2 Timothy 2:110-13
Because the gospel is not bound, Paul was willing to endure everything for the sake of the elect, that they would obtain salvation. Paul used the Greek word ἐκλεκτός which transliterates to “eklektos”. It means “picked out” or “chosen”. And in our context, it means chosen by God. Sometimes it is translated elect and sometimes chosen.
He is thinking of those who will come to Christ, but had not yet. He was willing to suffer to get the gospel to them so they will share with him the salvation that is in Christ, in eternal glory.
Paul knew that preaching the gospel would result in the salvation of those God chose. That gave him hope and strength – his preaching would not be in vain. For example, God told Paul to preach in Corinth because (Acts 18:10) “I have many people in this city”. There were many who would come to Christ through Paul’s preaching because God had chosen them to do so.

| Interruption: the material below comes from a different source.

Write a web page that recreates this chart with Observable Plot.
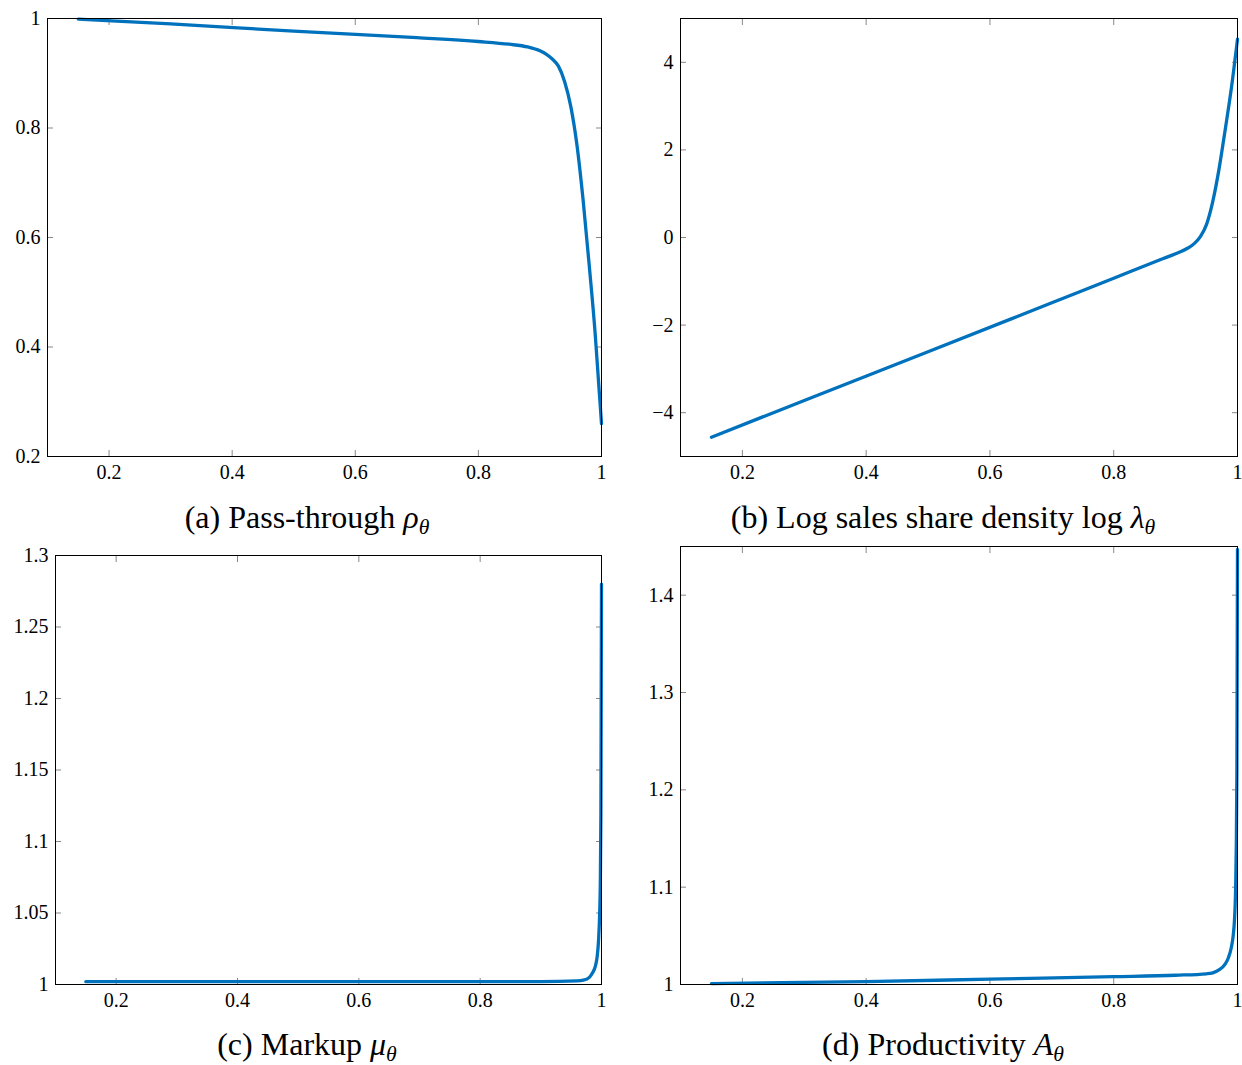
<!DOCTYPE html>
<html>
<head>
<meta charset="utf-8">
<script src="https://cdn.jsdelivr.net/npm/d3@7"></script>
<script src="https://cdn.jsdelivr.net/npm/@observablehq/plot@0.6"></script>
<style>
  html, body { margin: 0; padding: 0; background: white; }
  #wrap { position: relative; width: 1242px; height: 1065px; background: white; overflow: hidden; }
  .panel { position: absolute; }
  .cap { position: absolute; font-family: "Liberation Serif", serif; font-size: 32px; line-height: 1.5; padding: 2px 4px 6px 4px; color: #000; white-space: nowrap; transform: translate(-50%, -50%); }
  .cap sub { font-size: 0.68em; vertical-align: baseline; position: relative; top: 0.28em; line-height: 1; }
</style>
</head>
<body>
<div id="wrap"></div>
<script>
// ---- data ----
const thetaA = [0.15, 0.3, 0.5, 0.7, 0.8, 0.85, 0.88, 0.9, 0.91, 0.92, 0.93, 0.94, 0.95, 0.96, 0.97, 0.98, 0.99, 0.995, 1.0];
const passThrough = [0.999, 0.990, 0.977, 0.965, 0.958, 0.953, 0.948, 0.941, 0.935, 0.926, 0.913, 0.885, 0.840, 0.770, 0.670, 0.550, 0.420, 0.340, 0.260];

const thetaB = [0.15, 0.3, 0.5, 0.7, 0.8, 0.88, 0.9, 0.92, 0.93, 0.94, 0.95, 0.96, 0.97, 0.98, 0.99, 1.0];
const logLambda = [-4.56, -3.72, -2.61, -1.49, -0.93, -0.48, -0.37, -0.24, -0.14, 0.02, 0.30, 0.82, 1.55, 2.45, 3.40, 4.53];

const thetaC = [0.15, 0.5, 0.9, 0.96, 0.97, 0.98, 0.985, 0.99, 0.993, 0.995, 0.997, 0.998, 0.999, 1.0];
const markup = [1.002, 1.002, 1.002, 1.0025, 1.003, 1.005, 1.008, 1.013, 1.02, 1.03, 1.05, 1.07, 1.12, 1.28];

const thetaD = [0.15, 0.4, 0.6, 0.8, 0.9, 0.95, 0.96, 0.97, 0.98, 0.985, 0.99, 0.993, 0.995, 0.997, 0.998, 0.999, 1.0];
const productivity = [1.001, 1.003, 1.0055, 1.008, 1.0095, 1.011, 1.012, 1.015, 1.021, 1.027, 1.038, 1.05, 1.065, 1.1, 1.14, 1.22, 1.447];

const xTicks = [0.2, 0.4, 0.6, 0.8, 1];
const yTicksA = [0.2, 0.4, 0.6, 0.8, 1];
const yTicksB = [-4, -2, 0, 2, 4];
const yTicksC = [1, 1.05, 1.1, 1.15, 1.2, 1.25, 1.3];
const yTicksD = [1, 1.1, 1.2, 1.3, 1.4];

const captions = [
  "(a) Pass-through <i>ρ</i><sub><i>θ</i></sub>",
  "(b) Log sales share density log <i>λ</i><sub><i>θ</i></sub>",
  "(c) Markup <i>μ</i><sub><i>θ</i></sub>",
  "(d) Productivity <i>A</i><sub><i>θ</i></sub>"
];

const LINE = "#0072BD";
const fmt = d => (d < 0 ? "\u2212" + String(-d) : String(d));

function panel({xs, ys, xDomain, yDomain, yTicks, left, top, width, height, margins}) {
  const data = xs.map((x, i) => ({x, y: ys[i]}));
  const svg = Plot.plot({
    width, height,
    marginLeft: margins[0], marginRight: margins[1], marginTop: margins[2], marginBottom: margins[3],
    style: {fontFamily: "Liberation Serif, serif", fontSize: "20px", color: "black", background: "transparent", overflow: "visible"},
    x: {domain: xDomain, label: null},
    y: {domain: yDomain, label: null},
    marks: [
      Plot.axisX({anchor: "bottom", ticks: xTicks, tickFormat: fmt, tickSize: -6, tickPadding: 14, stroke: "#888", fill: "black", label: null}),
      Plot.axisX({anchor: "top", ticks: xTicks, tickSize: -6, stroke: "#888", fill: "none", label: null}),
      Plot.axisY({anchor: "left", ticks: yTicks, tickFormat: fmt, tickSize: -6, tickPadding: 13, stroke: "#888", fill: "black", label: null}),
      Plot.axisY({anchor: "right", ticks: yTicks, tickSize: -6, stroke: "#888", fill: "none", label: null}),
      Plot.line(data, {x: "x", y: "y", stroke: LINE, strokeWidth: 3.3, curve: "monotone-x"}),
      Plot.frame({stroke: "black", strokeWidth: 1})
    ]
  });
  const div = document.createElement("div");
  div.className = "panel";
  div.style.left = left + "px";
  div.style.top = top + "px";
  div.style.width = width + "px";
  div.style.height = height + "px";
  div.appendChild(svg);
  document.getElementById("wrap").appendChild(div);
}

panel({xs: thetaA, ys: passThrough, xDomain: [0.1, 1], yDomain: [0.2, 1], yTicks: yTicksA,
  left: 0, top: 0, width: 620, height: 490, margins: [47, 19, 18, 34]});
panel({xs: thetaB, ys: logLambda, xDomain: [0.1, 1], yDomain: [-5, 5], yTicks: yTicksB,
  left: 640, top: 0, width: 602, height: 490, margins: [40, 5, 18, 34]});
panel({xs: thetaC, ys: markup, xDomain: [0.1, 1], yDomain: [1, 1.3], yTicks: yTicksC,
  left: 0, top: 520, width: 620, height: 500, margins: [55, 19, 35, 36]});
panel({xs: thetaD, ys: productivity, xDomain: [0.1, 1], yDomain: [1, 1.45], yTicks: yTicksD,
  left: 640, top: 520, width: 602, height: 500, margins: [40, 5, 26, 36]});

const capPos = [[307, 519], [943, 519], [307, 1046], [943, 1046]];
captions.forEach((html, i) => {
  const d = document.createElement("div");
  d.className = "cap";
  d.style.left = capPos[i][0] + "px";
  d.style.top = capPos[i][1] + "px";
  d.innerHTML = html;
  document.getElementById("wrap").appendChild(d);
});
</script>
</body>
</html>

Paul finished this part of his plea for faithfulness by using a song or possible catechism that was likely well known to complete his exhortation to faithfulness (2:11-13). The song has four couplets: 2 positive & 2 negative. Each starts with “if” to describe an action of a believer, then follows with the reaction of God. The “if” actually assumes it is true. We more commonly use the word “since” in this situation today.
The first one says, if we have died with him, we will also live with him. We often say that Christ’s death was substitutionary: he died for us or in our place. But his death is also vicarious. That is, his death is attributed to us. His death becomes our death.

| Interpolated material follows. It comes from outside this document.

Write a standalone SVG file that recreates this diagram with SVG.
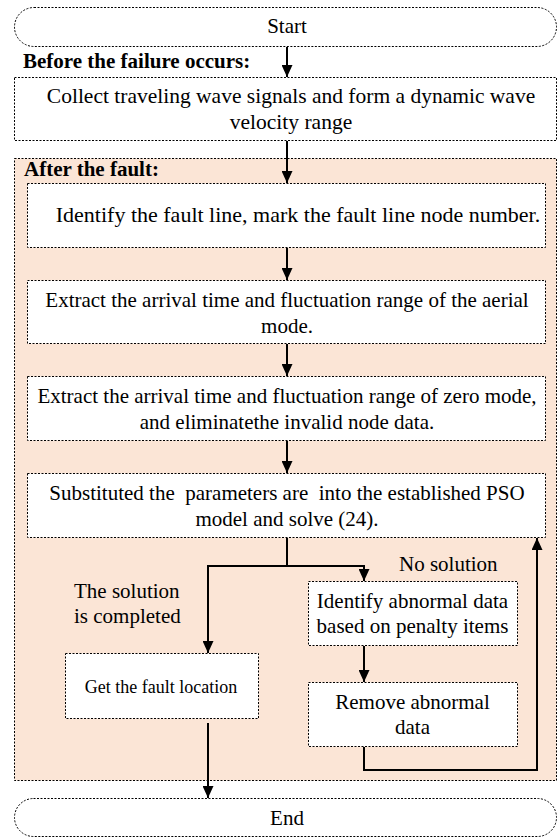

In legal terms, a company can be held liable for the actions of its employees. It is vicariously liable. The actions of the employee are held to be the actions of the company. In tribal or clan cultures, the act of a member of a clan is the act of the clan, so another clan may kill an innocent member of that clan in retaliation.
Christians are deemed to have died with Christ. His death is attributed to us. In Galatians 2:20, Paul said “I have been crucified with Christ”. The result of that death is that he may now live for Christ and not for his own flesh. He said “for through the law I died to the law, so that I might live to God.” (Gal. 5:19) He also said “It is no longer I who live, but Christ who lives in me. And the life I now live in the flesh I live by faith in the Son of God…” (Gal. 5:20)
Ironically, Christians live as dead men and women: dead to sin and flesh, alive to Christ. (Romans 6:1-4) Therefore, we may live to please him and bring glory to God.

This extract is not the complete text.